Conversations around the Gospel of Luke, ch. 24:13-35 Do you ever wonder why these two unnamed disciples decided to go back home? They were walking away from the biggest event in history. And Jesus was good enough to go after them, not let them wander off with their unanswered questions. They had already heard something about the empty tomb. They said as much, “Some of our women amazed us. They went to the tomb early this morning but didn’t find his body.” But evidently the whole idea of the Messiah suffering and dying just didn’t make sense to them. The cross was an ugly exclamation point at the end of their hopes for what Jesus was going to be. That’s why Jesus addressed them quite bluntly, “How foolish you are, and how slow of heart to believe all that the prophets have spoken!” It was all about that ugly cross. It just didn’t make sense.

It doesn’t easily make sense to many people today either. It just seems so archaic. The Son of God gets murdered by some puny Roman governor. What difference can that make for a man or woman in the age of smartphones? We church goers are so familiar with the picture, the theme of God’s love, the victory of the empty tomb, Jesus standing with them in the upper room, all that.

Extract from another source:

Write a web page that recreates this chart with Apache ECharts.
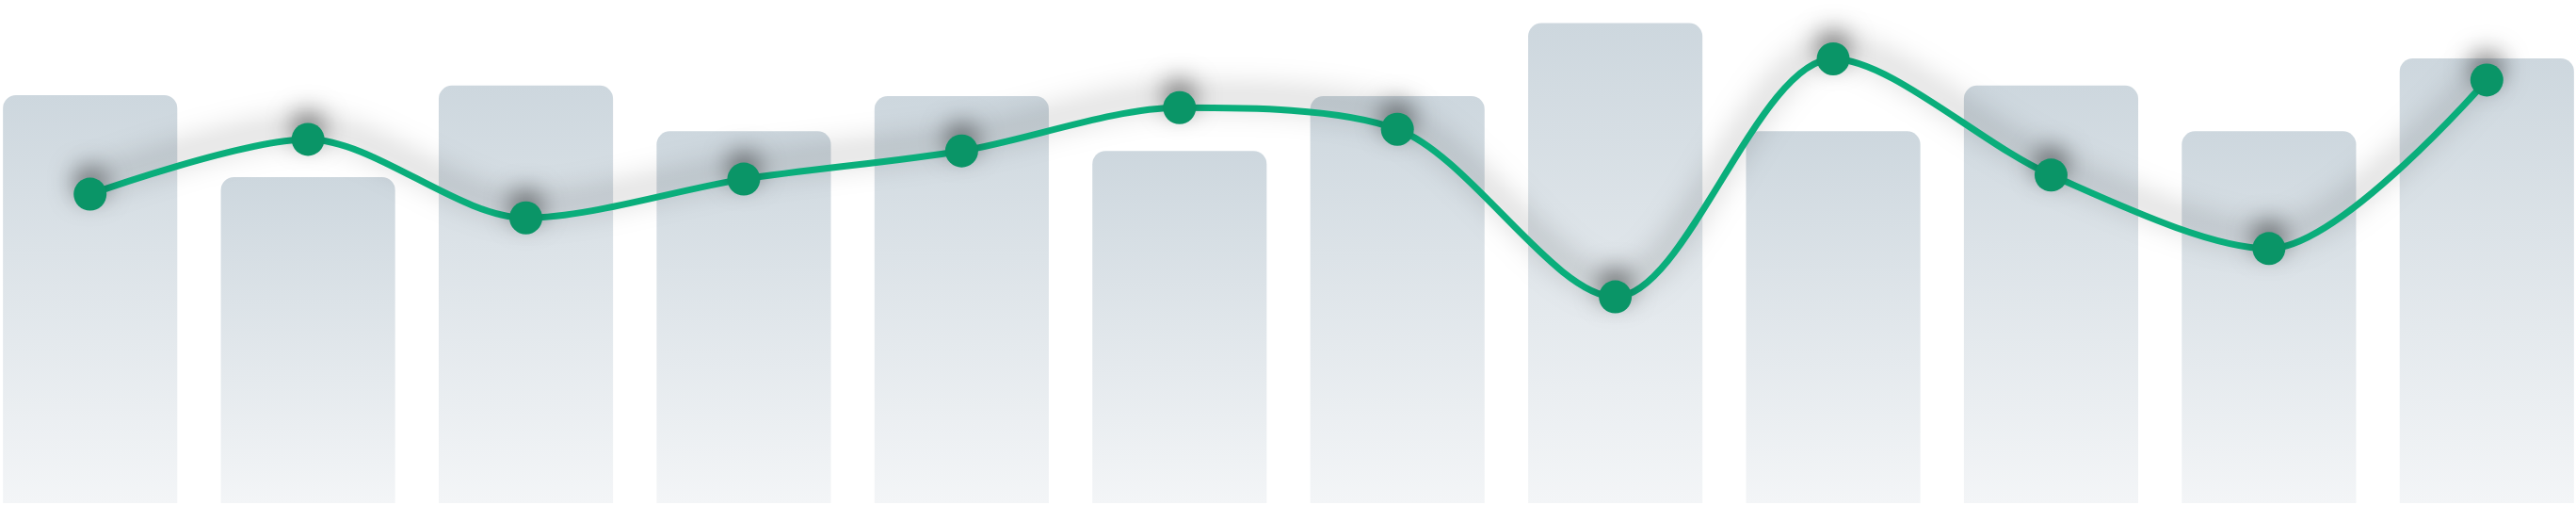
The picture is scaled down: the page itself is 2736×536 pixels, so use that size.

But this picture is full of holes for a lot of people. Let me just add one piece of that meaning, the one that has opened up for me while interviewing people in recent years. I’ve listened to a lot of stories of suffering and stories of people whose loved ones were suffering. I’ve come to see the cross, the long hours of Jesus’ pain meaning something besides the more common themes that get preached and taught. Salvation through his sacrifice, forgiveness, the price paid, “all we like sheep have gone astray,.. and the Lord has laid on him the iniquity of us all.” That is all good and right. But there are other messages in the cross that we need to hear, that I need to hear at some times.

This is a very messy world. God seems to have taken some big chances when he gave us free will, that is, free enough to make a mess of it. And countless people blame God when their lives turn into pain avenues. Others just give up on God completely. That’s why I think God took the risky strategy of getting into this world himself, in the form of Jesus. Perhaps God could never forgive himself, or be forgiven by us for creating a world of such awful possibilities if the Creator had not also chosen to inhabit that world with us. So the Divine One made an eternal choice to be incarnated into flesh, into pain, into bloody love, as a pact with suffering humankind. “That is, in Christ God was reconciling the world to himself…” (I Cor. 5:19). That helps me make sense of the Cross. Any time or place where my road gets rocky- I know he’s already walked that path. Isaiah put it, “With his wounds we are healed.” The cross is God’s marvelous and risky strategy to change the world. And I love God for taking that step for me, and for all of us.